Bendell’s paper is an interesting one, and like my doctoral thesis, takes an academic yet personal tone. I need to read it again and follow up on some links, cross-referencing with some of the material from the Dark Mountain community and Vinay’s Simple Critical Infrastructure Maps (SCIM).

For now, I just wanted to encourage anyone reading this to read the paper and to encourage myself to think about realigning my work around the 4R’s outlined by Bendell:

Resilience asks us “how do we keep what we really want to keep?”

Relinquishment asks us “what do we need to let go of in order to not make matters worse?”
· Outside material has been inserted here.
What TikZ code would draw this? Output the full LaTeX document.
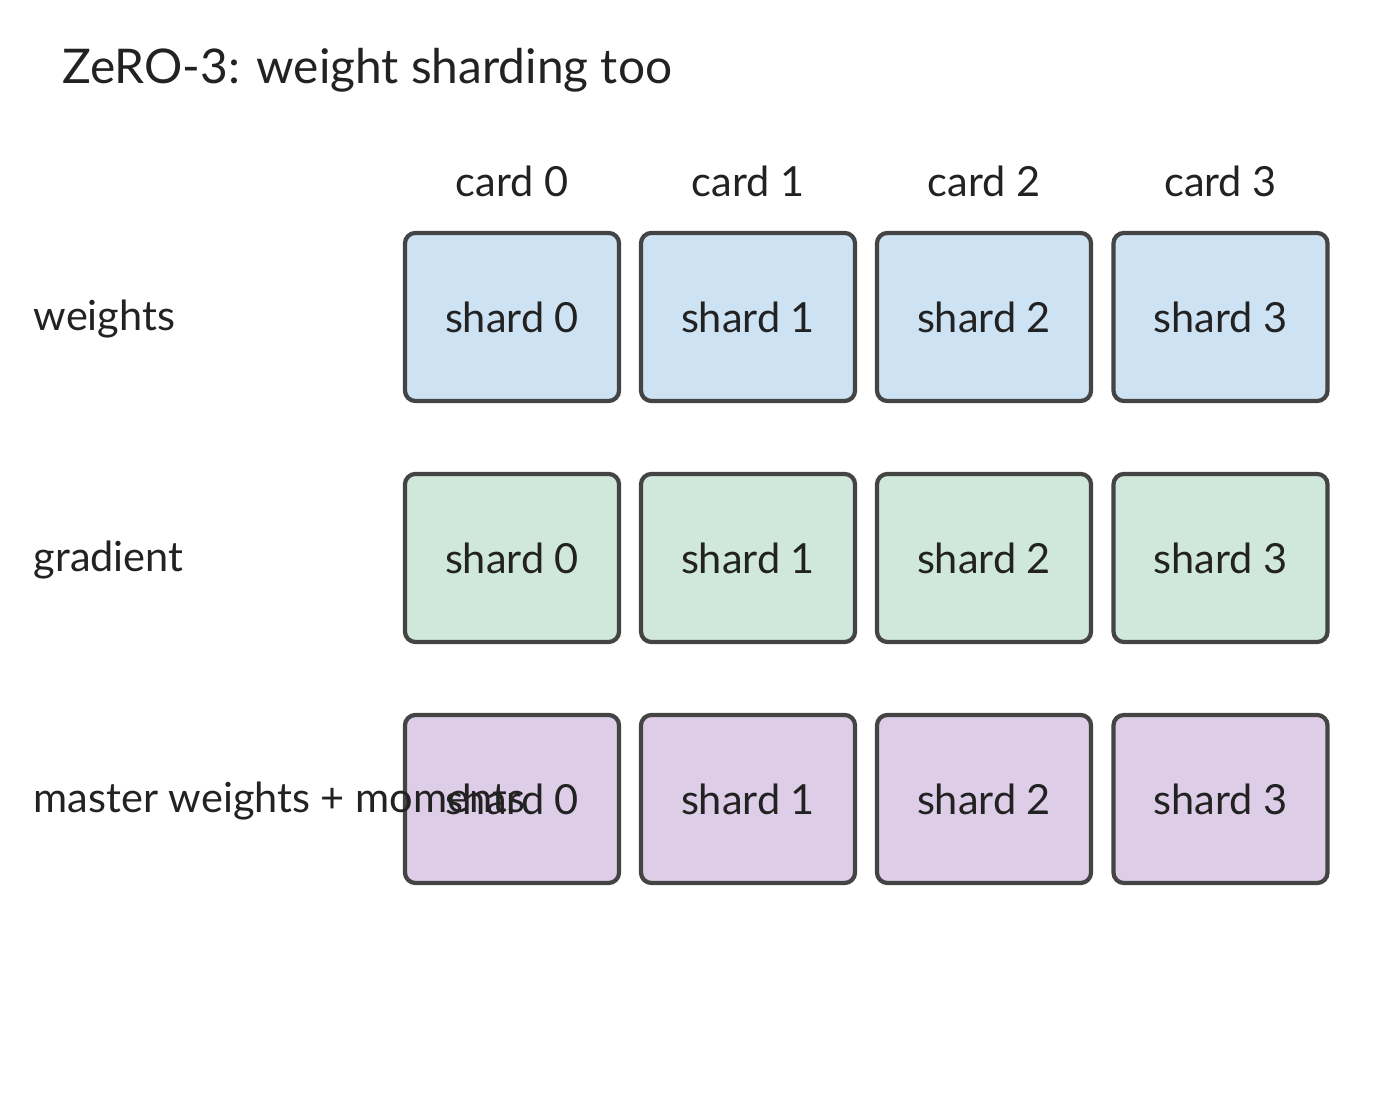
\documentclass[tikz,border=0pt]{standalone}
\usepackage{fontspec}
\setmainfont{Lato}
\definecolor{wblue}{HTML}{CDE2F2}
\definecolor{ggreen}{HTML}{D0E8DC}
\definecolor{mpurple}{HTML}{DDCDE7}
\definecolor{edgegray}{HTML}{444444}
\definecolor{txtgray}{HTML}{222222}
\tikzset{
  shard/.style={draw=edgegray,line width=1.2pt,rounded corners=3pt,minimum width=2.14cm,minimum height=1.68cm,inner sep=0pt,font=\fontsize{11.8}{14}\selectfont,text=txtgray},
  rowlabel/.style={anchor=base west,inner sep=0pt,font=\fontsize{11.8}{14}\selectfont,text=txtgray},
  cardlabel/.style={inner sep=0pt,font=\fontsize{11.8}{14}\selectfont,text=txtgray}
}
\begin{document}
\begin{tikzpicture}[x=0.01cm,y=-0.01cm]
\useasboundingbox (0,0) rectangle (1400,1107);

% title
\node[anchor=base west,inner sep=0pt,font=\fontsize{13.6}{16}\selectfont,text=txtgray] (title) at (62,84) {ZeRO-3: weight sharding too};

% cards
\foreach \i/\x in {0/512,1/748,2/984,3/1220.5}{
  \node[cardlabel] (card\i) at (\x,181) {card \i};
  \node[shard,fill=wblue] (w\i) at (\x,317) {shard \i};
  \node[shard,fill=ggreen] (g\i) at (\x,558) {shard \i};
  \node[shard,fill=mpurple] (m\i) at (\x,799) {shard \i};
}

% row labels
\node[rowlabel] (wlabel) at (33,331) {weights};
\node[rowlabel] (glabel) at (33,572) {gradient};
\node[rowlabel] (mlabel) at (33,813) {master weights + moments};

\end{tikzpicture}
\end{document}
Restoration asks us “what can we bring back to help us with the coming difficulties and tragedies?”

Reconciliation asks “with what and whom can we make peace with as we face our mutual mortality?”
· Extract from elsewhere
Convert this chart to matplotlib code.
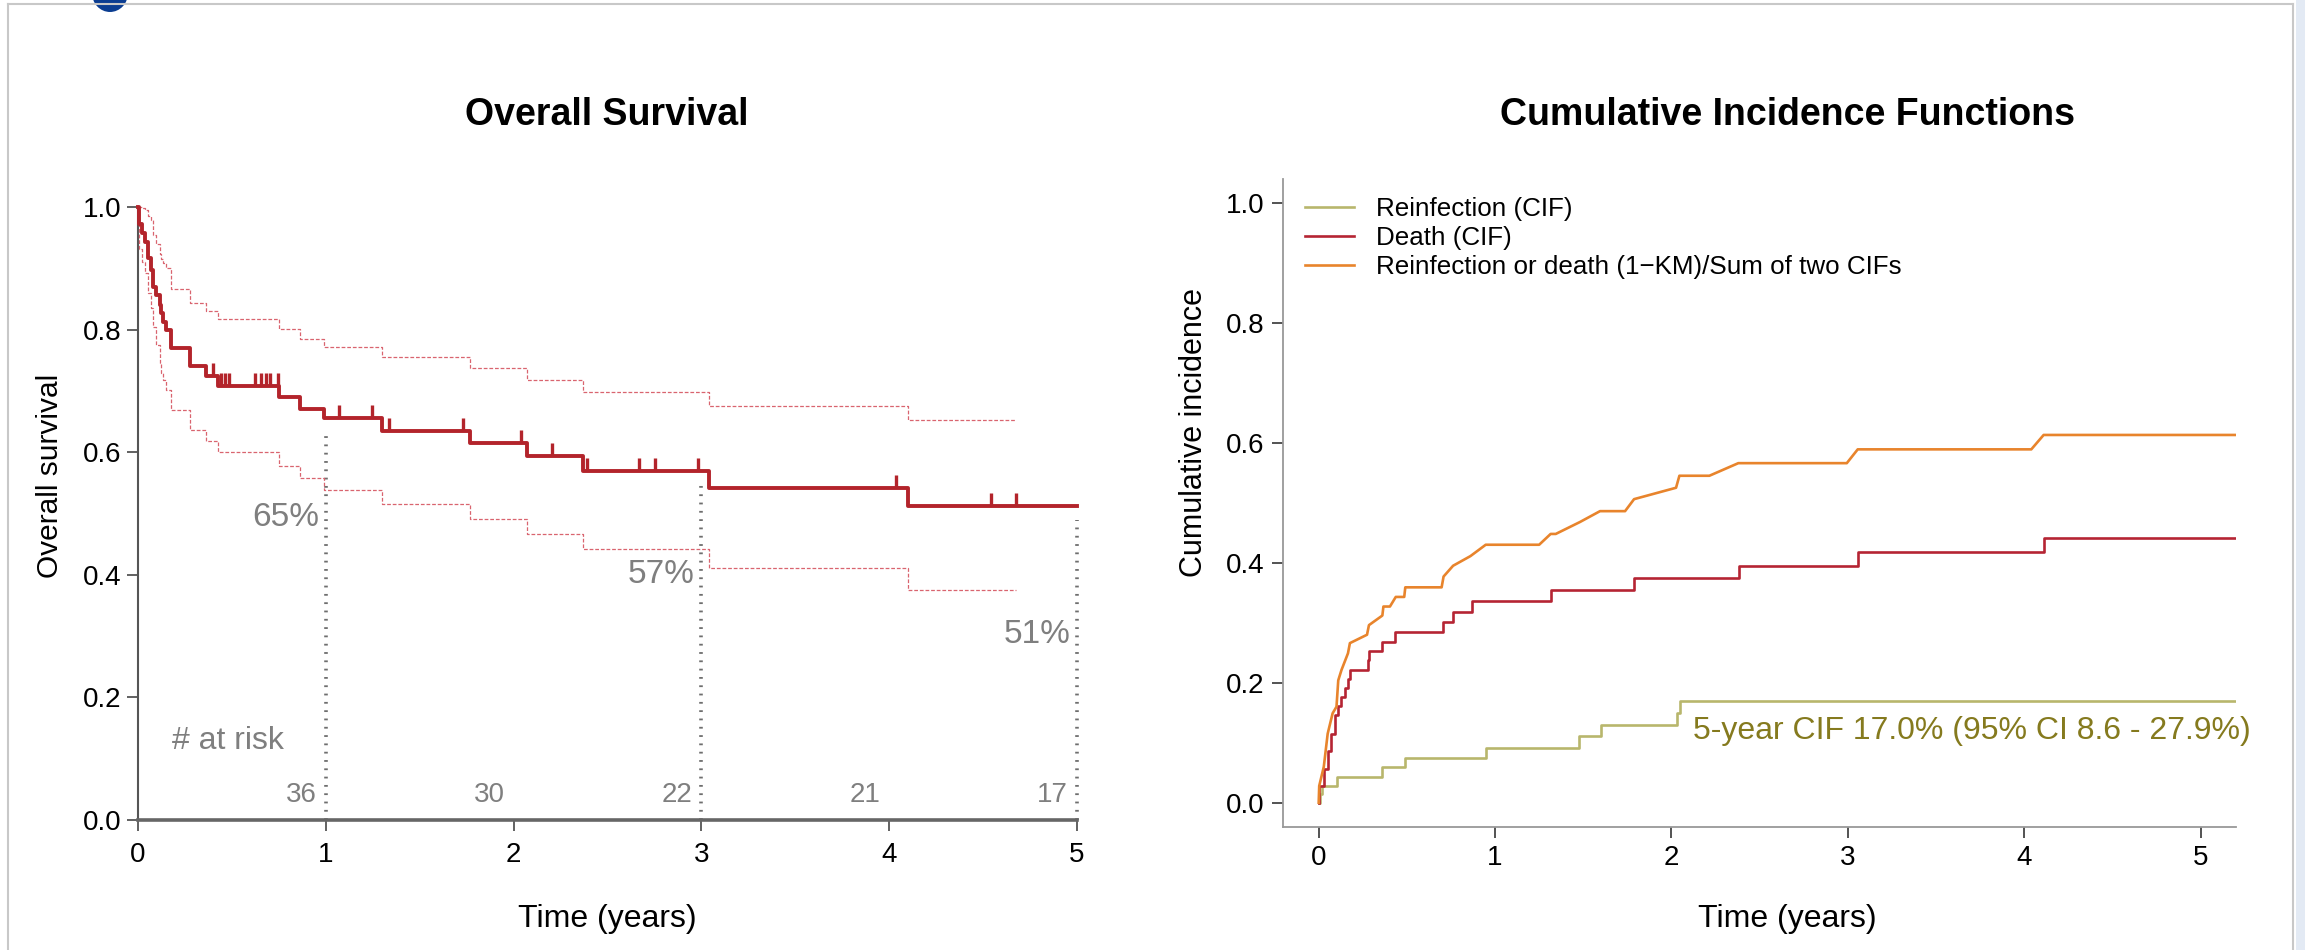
import numpy as np
import matplotlib
matplotlib.use('Agg')
import matplotlib.pyplot as plt
from matplotlib.lines import Line2D
from matplotlib.patches import Ellipse, Rectangle

plt.rcParams['font.family'] = ['Liberation Sans', 'DejaVu Sans']

# --- Overall survival (Kaplan-Meier) ---
km_time = [0.0, 0.005, 0.023, 0.036, 0.053, 0.071, 0.080, 0.098, 0.115, 0.124,
           0.133, 0.151, 0.178, 0.275, 0.361, 0.426, 0.751, 0.865, 0.989, 1.30,
           1.77, 2.07, 2.37, 3.04, 4.10]
km_surv = [1.0, 0.973, 0.957, 0.943, 0.916, 0.897, 0.870, 0.856, 0.840, 0.827,
           0.813, 0.799, 0.770, 0.740, 0.724, 0.708, 0.690, 0.671, 0.655, 0.635,
           0.615, 0.593, 0.570, 0.542, 0.512]
km_end = 5.0
ci_upper = [1.0, 1.0, 0.998, 0.995, 0.985, 0.978, 0.954, 0.940, 0.924, 0.915,
            0.908, 0.900, 0.867, 0.843, 0.830, 0.817, 0.801, 0.785, 0.772, 0.755,
            0.737, 0.717, 0.699, 0.676, 0.652]
ci_lower = [1.0, 0.932, 0.910, 0.892, 0.860, 0.835, 0.805, 0.775, 0.745, 0.730,
            0.718, 0.702, 0.669, 0.636, 0.618, 0.601, 0.578, 0.558, 0.538, 0.515,
            0.491, 0.467, 0.442, 0.411, 0.375]
ci_end = 4.675
censor_time = [0.400, 0.444, 0.462, 0.483, 0.622, 0.657, 0.684, 0.705, 0.746,
               1.07, 1.245, 1.335, 1.73, 2.04, 2.205, 2.39, 2.67, 2.755, 2.98,
               4.035, 4.54, 4.675]
milestone_time = [1, 3, 5]
milestone_top = [0.637, 0.555, 0.49]
milestone_label = ['65%', '57%', '51%']
risk_time = [1, 2, 3, 4, 5]
risk_n = [36, 30, 22, 21, 17]

# --- Cumulative incidence ---
reinf_time = [0.0, 0.010, 0.020, 0.105, 0.361, 0.487, 0.947, 1.478, 1.602, 2.031, 2.047]
reinf_cif = [0.0, 0.014, 0.028, 0.043, 0.059, 0.075, 0.092, 0.111, 0.130, 0.149, 0.170]
death_time = [0.0, 0.001, 0.029, 0.051, 0.068, 0.094, 0.112, 0.129, 0.151, 0.166,
              0.177, 0.281, 0.285, 0.361, 0.433, 0.704, 0.762, 0.871, 1.315,
              1.788, 2.383, 3.06, 4.11]
death_cif = [0.0, 0.028, 0.057, 0.087, 0.115, 0.146, 0.161, 0.177, 0.192, 0.207,
             0.222, 0.238, 0.253, 0.268, 0.284, 0.301, 0.318, 0.336, 0.354,
             0.374, 0.395, 0.418, 0.442]
both_time = [0.0, 0.003, 0.029, 0.051, 0.079, 0.101, 0.111, 0.129, 0.166, 0.177,
             0.274, 0.285, 0.361, 0.367, 0.404, 0.437, 0.485, 0.491, 0.697, 0.708,
             0.762, 0.860, 0.947, 1.250, 1.315, 1.344, 1.482, 1.595, 1.737, 1.788,
             2.026, 2.045, 2.215, 2.379, 2.994, 3.056, 4.04, 4.11, 5.2]
both_cif = [0.0, 0.028, 0.060, 0.115, 0.149, 0.160, 0.204, 0.221, 0.249, 0.266,
            0.280, 0.296, 0.312, 0.327, 0.327, 0.343, 0.343, 0.359, 0.359, 0.377,
            0.395, 0.411, 0.430, 0.430, 0.448, 0.448, 0.468, 0.486, 0.486, 0.506,
            0.525, 0.545, 0.545, 0.566, 0.566, 0.589, 0.589, 0.613, 0.613]
cif_end = 5.2

KM_RED = '#b3242b'
CI_RED = '#d9646f'
GREY_TXT = '#7f7f7f'
C_REINF = '#b8b66c'
C_DEATH = '#b52433'
C_BOTH = '#e8842c'
C_NOTE = '#857a1e'

W, H = 2305, 950
fig = plt.figure(figsize=(W / 100, H / 100), dpi=100)

# slide decoration
fig.add_artist(Rectangle((2296 / W, 0), 9 / W, 1, transform=fig.transFigure,
                         color='#e3eaf4', lw=0))
for xs, ys in [([8, 8], [0, 946]), ([8, 2293], [946, 946]), ([2293, 2293], [0, 946])]:
    fig.add_artist(Line2D([x / W for x in xs], [y / H for y in ys],
                          transform=fig.transFigure, color='#c8c8c8', lw=1.5))
fig.add_artist(Ellipse((110 / W, 1 + 7 / H), 36 / W, 38 / H, transform=fig.transFigure,
                       color='#0b3d91', lw=0))

# ---------------- left panel ----------------
ax1 = fig.add_axes([138 / W, 1 - 820 / H, 939 / W, 613 / H])
ax1.set_xlim(0, 5)
ax1.set_ylim(0, 1)

t = np.append(km_time, km_end)
s = np.append(km_surv, km_surv[-1])
ax1.step(t, s, where='post', color=KM_RED, lw=2.8, clip_on=False, zorder=4)

tc = np.append(km_time, ci_end)
ax1.step(tc, np.append(ci_upper, ci_upper[-1]), where='post', color=CI_RED,
         lw=0.9, ls=(0, (3, 1.5)), clip_on=False, zorder=3)
ax1.step(tc, np.append(ci_lower, ci_lower[-1]), where='post', color=CI_RED,
         lw=0.9, ls=(0, (3, 1.5)), zorder=3)

idx = np.searchsorted(km_time, censor_time, side='right') - 1
cs = np.array(km_surv)[idx]
ax1.plot(censor_time, cs, ls='none', marker=2, ms=9.5, mew=2.4, color=KM_RED, zorder=5)

ax1.vlines(milestone_time, 0, milestone_top, colors='#6e6e6e', lw=2.6,
           linestyles=(0, (0.5, 1.8)), clip_on=False, zorder=2)
for mt, lab, ly in zip(milestone_time, milestone_label, [0.494, 0.40, 0.302]):
    ax1.text(mt - 0.035, ly, lab, ha='right', va='center', fontsize=24, color=GREY_TXT)

ax1.text(0.18, 0.129, '# at risk', ha='left', va='center', fontsize=23, color=GREY_TXT)
for rt, n in zip(risk_time, risk_n):
    ax1.text(rt - 0.13, 0.04, str(n), ha='center', va='center', fontsize=20, color=GREY_TXT)

ax1.spines['top'].set_visible(False)
ax1.spines['right'].set_visible(False)
ax1.spines['left'].set_color('#555555')
ax1.spines['left'].set_linewidth(1.5)
ax1.spines['bottom'].set_color('#666666')
ax1.spines['bottom'].set_linewidth(2.6)
ax1.set_xticks(range(6))
ax1.set_yticks(np.arange(0, 1.01, 0.2))
ax1.set_yticklabels([f'{v:.1f}' for v in np.arange(0, 1.01, 0.2)])
ax1.tick_params(axis='y', length=8, width=1.3, color='#555555', pad=4, labelsize=20)
ax1.tick_params(axis='x', length=8, width=1.3, color='#555555', pad=8, labelsize=20)

# ---------------- right panel ----------------
ax2 = fig.add_axes([1282.7 / W, 1 - 826.7 / H, 953.2 / W, 647.9 / H])
ax2.set_xlim(-0.204, cif_end)
ax2.set_ylim(-0.04, 1.04)

l1, = ax2.step(np.append(reinf_time, cif_end), np.append(reinf_cif, reinf_cif[-1]),
               where='post', color=C_REINF, lw=1.9, label='Reinfection (CIF)')
l2, = ax2.step(np.append(death_time, cif_end), np.append(death_cif, death_cif[-1]),
               where='post', color=C_DEATH, lw=1.9, label='Death (CIF)')
l3, = ax2.plot(both_time, both_cif, color=C_BOTH, lw=1.9,
               label='Reinfection or death (1\u2212KM)/Sum of two CIFs')

ax2.legend(handles=[l1, l2, l3], loc='upper left', bbox_to_anchor=(0.0234, 0.972),
           frameon=False, fontsize=18.7, handlelength=1.87, handletextpad=0.86,
           labelspacing=0.19, borderpad=0, borderaxespad=0)

ax2.text(2.124, 0.12, '5-year CIF 17.0% (95% CI 8.6 - 27.9%)', color=C_NOTE,
         fontsize=23, va='center', ha='left')

ax2.spines['top'].set_visible(False)
ax2.spines['right'].set_visible(False)
for sp in ('left', 'bottom'):
    ax2.spines[sp].set_color('#999999')
    ax2.spines[sp].set_linewidth(1.3)
ax2.set_xticks(range(6))
ax2.set_yticks(np.arange(0, 1.01, 0.2))
ax2.set_yticklabels([f'{v:.1f}' for v in np.arange(0, 1.01, 0.2)])
ax2.tick_params(axis='both', length=8, width=1.3, color='#444444', pad=5, labelsize=20)

# ---------------- titles and labels ----------------
fig.text(607 / W, 0.879, 'Overall Survival', ha='center', va='center',
         fontsize=27, fontweight='bold')
fig.text(1787 / W, 0.879, 'Cumulative Incidence Functions', ha='center', va='center',
         fontsize=27, fontweight='bold')
fig.text(607 / W, 0.0326, 'Time (years)', ha='center', va='center', fontsize=23)
fig.text(1787 / W, 0.0326, 'Time (years)', ha='center', va='center', fontsize=23)
fig.text(50 / W, 0.499, 'Overall survival', rotation=90, ha='center', va='center',
         fontsize=21.5)
fig.text(1193.6 / W, 0.545, 'Cumulative incidence', rotation=90, ha='center',
         va='center', fontsize=22)

fig.savefig('out.png', dpi=100)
One other thing that I note in terms of operationalising this work is that Bendell seems to have done a particularly useful job of employing what I would call productive ambiguity. As a result, people can take something practical, while being able to contextualise it for their own situation.


This post is Day 91 of my #100DaysToOffload challenge. Want to get involved? Find out more at 100daystooffload.com. Image by Vinay Gupta used under a Creative Commons license.

One thought on “Everyone has an eschatology

  1. Re 4R’s. Let’s start by making sure we ourselves are sound

    Resilience: appreciate that at any time and always we human beings all have clarity, self-awareness, inner-strength, dignity, hope and understanding and the power to choose these over negativity

    Relinquishment: let go of fear, doubt, anxiety, anger, hate and choose bravery, faith, peace, passion and love

    Restoration: bring back the understanding that life is a gift, we did not buy it, we must open it gratefully, and then learn to accept life’s presents every day

    Reconciliation: we must find our own peace first, then meaningful connections with others will automatically grow stronger

    We have one life, one opportunity to restore our planet earth home into the heaven it truly is. Let’s not dwell on theories too much but rediscover who we really are and let our good contagion spread in our own world and then into the wider world.